What is meaning of a word "Lembola" and a word "Ohta" in modern Finnish language\ or in old ancient Finnish language? 
********************************************************
I know the old ancient finnish names of Lembola hill and a river Ohta (Ohtajoki) , close to my city, St-Petersbourg, Russia..
Ohta= a bear in Finnish? Or not?
Lembola= a demon, in Finnish? Or not?


----------



## DrWatson

I would say your assumptions are correct. _Ohta_ is probably related to one of the names for the bear in modern Finnish, _otso_._ Lempo_ is a devil or a fiend, and the_ -la_-ending is a suffix found in many place names.


----------



## sakvaka

_Ohta_ is also dialectal for "otsa", forehead.


----------



## akana

Would there be any relation to "Otava," as a part of the "Iso Karhu" (Great Bear) constellation? (I'm not sure if "Otava" itself means anything besides a name.)


----------



## hui

Russianer said:


> Ohta= a bear in Finnish? Or not?



_Ohta_ could be a variation of _ohto_ which is a variation of _otso_ which is the original(?) Finnish term for a bear. So one guess would be that Ohtajoki originally meant Bear River.

But since Ohtajoki is east of Finland and _ohta _is a variation of _otsa _(forehead) in the eastern dialects it is more likely it means just that. The steep side of a mountain or cliff could be called _otsa_.


----------



## DrWatson

hui said:


> _Ohta_ could be a variation of _ohto_ which is a variation of _otso_ which is the original(?) Finnish term for a bear.


Actually the original term is _oksi_ (inflected like _yksi_ or_ kaks_i; _oksi : ohden : ohta_.
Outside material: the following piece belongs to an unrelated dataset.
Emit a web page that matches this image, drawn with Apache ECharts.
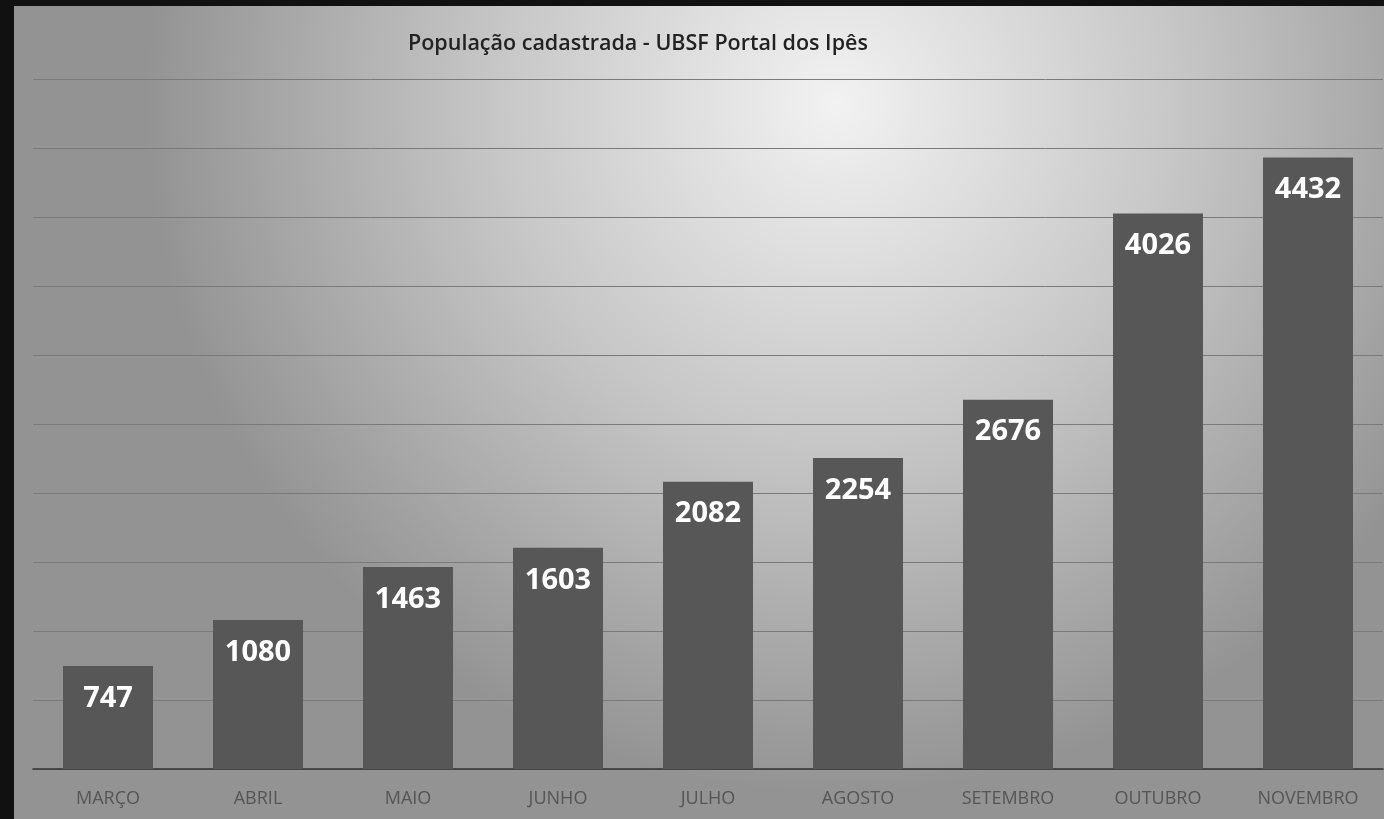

"Joen nimi on itämerensuomalaista perua (_ohto_ ”karhu”)." http://fi.wikipedia.org/wiki/Ohtajoki
Of course, I understand Wikipedia is not the most reliable source. Hence I'll try to dig up some more information tomorrow.


----------



## Hakro

I'd guess that _ohta_ in this case means bear, not forehead.

It's possible that _Lembola _is comes from _lempo_, devil, but it can as well come from the word _lempi_, love. I'd vote for the latter. (Compare to _Lempäälä_ in western part of Finland, _Lembois_ in Swedish; _lempeä = _tender.)

_Otava_ means a certain type of fishing net that was used hundreds (or thousands) of years ago, and the form of the constellation looks more like this net than a bear.


----------